Tories profit from Ukip collapse and Labour slide in local poll
Britain's Conservative Party made strong gains in local elections yesterday, suggesting Prime Minister Theresa May's Brexit strategy is winning over voters who should hand her an easy victory in a parliamentary poll on June 8.
Early results from the local elections, which voters often use to punish the ruling party, showed Mrs May's Conservatives had instead gained more than 300 council seats and won a mayoral election in the west of England.
The main opposition Labour Party lost control of councils in strongholds in Wales. But the biggest losses were suffered by Ukip, which after two decades of campaigning to leave the European Union has struggled to find a new raison d'etre since Britons voted for Brexit last June.

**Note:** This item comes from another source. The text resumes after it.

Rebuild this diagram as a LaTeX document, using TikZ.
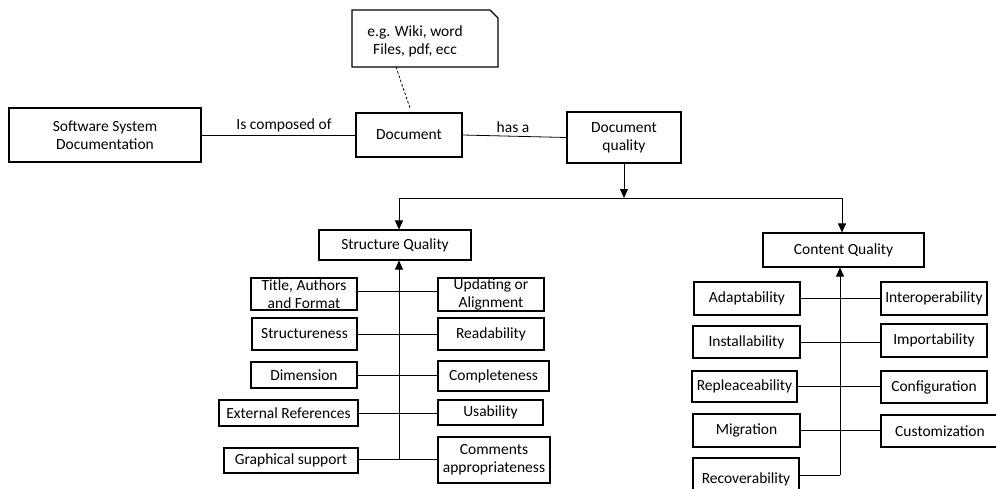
\documentclass[tikz,border=0pt]{standalone}
\usepackage{fontspec}
\setmainfont{Carlito}
\usetikzlibrary{arrows.meta,calc}
\begin{document}
\begin{tikzpicture}[x=1pt,y=-1pt,
  box/.style={draw, line width=1.1pt, align=center, inner sep=0pt,
    font=\fontsize{15.5}{18}\selectfont},
  conn/.style={line width=0.8pt},
  arr/.style={line width=0.8pt, -{Triangle[length=9pt,width=8pt]}},
  lbl/.style={font=\fontsize{15.5}{18}\selectfont, inner sep=0pt}]
\useasboundingbox (0,0) rectangle (996,488);
\clip (0,0) rectangle (996,488);
% top row
\node[box, minimum width=192, minimum height=54] (ssd) at (105,135) {Software System\\Documentation};
\node[box, minimum width=106, minimum height=44] (doc) at (409,135) {Document};
\node[box, minimum width=114, minimum height=51] (dq) at (624,137.5) {Document\\quality};
\node[lbl, align=center] (note) at (415,41) {e.g. Wiki, word\\Files, pdf, ecc};
\draw[line width=1.1pt] (352,10) -- (490,10) -- (498,18) -- (498,67) -- (352,67) -- cycle;
\coordinate (nb) at (396,67);
\draw[conn, dash pattern=on 2.5pt off 2pt] (nb) -- ($(doc.north west)+(55,-3)$);
\draw[conn] (ssd.east) -- (doc.west);
\node[lbl] (l1) at (284,125) {Is composed of};
\draw[conn] (doc.east) -- (dq.west);
\node[lbl] (l2) at (513,127) {has a};
% level 2
\node[box, minimum width=152, minimum height=30] (sq) at (395,245) {Structure Quality};
\node[box, minimum width=161, minimum height=34] (cq) at (843.5,250) {Content Quality};
\coordinate (j) at (624,198);
\coordinate (sqin) at (399,198);
\coordinate (cqin) at (842,198);
\draw[arr] (dq.south) -- (j);
\draw[conn] (sqin) -- (cqin);
\draw[arr] (sqin) -- (sqin |- sq.north);
\draw[arr] (cqin) -- (cqin |- cq.north);
% structure children
\node[box, minimum width=106, minimum height=32] (tit) at (304,294) {Title, Authors\\and Format};
\node[box, minimum width=106, minimum height=33] (upd) at (491,294.5) {Updating or\\Alignment};
\node[box, minimum width=105, minimum height=32] (str) at (304.5,334) {Structureness};
\node[box, minimum width=106, minimum height=32] (rea) at (491,334) {Readability};
\node[box, minimum width=106, minimum height=26] (dim) at (304,375) {Dimension};
\node[box, minimum width=111, minimum height=30] (com) at (493.5,376) {Completeness};
\node[box, minimum width=139, minimum height=26] (ext) at (288.5,413) {External References};
\node[box, minimum width=105, minimum height=25] (usa) at (490.5,412.5) {Usability};
\node[box, minimum width=134, minimum height=25] (gra) at (291,460.5) {Graphical support};
\node[box, minimum width=112, minimum height=46] (cap) at (494,460) {Comments\\appropriateness};
\coordinate (sb) at (399,459);
\draw[conn] (tit.east |- 0,291) -- (upd.west |- 0,291);
\draw[conn] (str.east) -- (str.east -| rea.west);
\draw[conn] (dim.east) -- (dim.east -| com.west);
\draw[conn] (ext.east) -- (ext.east -| usa.west);
\draw[conn] (gra.east |- sb) -- (cap.west |- sb);
\draw[arr] (sb) -- (sb |- sq.south);
% content children
\node[box, minimum width=106, minimum height=33] (ada) at (747,298.5) {Adaptability};
\node[box, minimum width=106, minimum height=33] (int) at (934,298.5) {Interoperability};
\node[box, minimum width=107, minimum height=32] (ins) at (746.5,342) {Installability};
\node[box, minimum width=106, minimum height=33] (imp) at (934,340.5) {Importability};
\node[box, minimum width=105, minimum height=31] (rep) at (744.5,386.5) {Repleaceability};
\node[box, minimum width=106, minimum height=32] (cfg) at (934,387) {Configuration};
\node[box, minimum width=107, minimum height=33] (mig) at (746.5,430.5) {Migration};
\node[box, minimum width=118, minimum height=32, text depth=-3pt] (cus) at (940,431) {Customization};
\node[box, minimum width=106, minimum height=40, text depth=-3pt] (rec) at (746,478) {Recoverability};
\coordinate (cb) at (840,475);
\draw[conn] (ada.east) -- (ada.east -| int.west);
\draw[conn] (ins.east) -- (ins.east -| imp.west);
\draw[conn] (rep.east) -- (rep.east -| cfg.west);
\draw[conn] (mig.east) -- (mig.east -| cus.west);
\draw[conn] (rec.east |- cb) -- (cb);
\draw[arr] (cb) -- (cb |- cq.south);
\end{tikzpicture}
\end{document}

By calling an early national election for next month, Mrs May has made the local votes a gauge of her leadership, and many Conservative candidates have campaigned in recent days using her campaign mantra of "strong and stable leadership".
But turnout was low and the Conservatives were careful not to overplay its expected victory next month, which could reshape the British political landscape for years to come, and Mrs May (below) was not taking anything for granted.
"Only a Conservative vote at the general election will strengthen my hand to get the best Brexit deal..," she told supporters.
Labour played down its losses. Finance spokesman John McDonnell said: "It hasn't been the wipe-out that some people predicted or the polls predicted."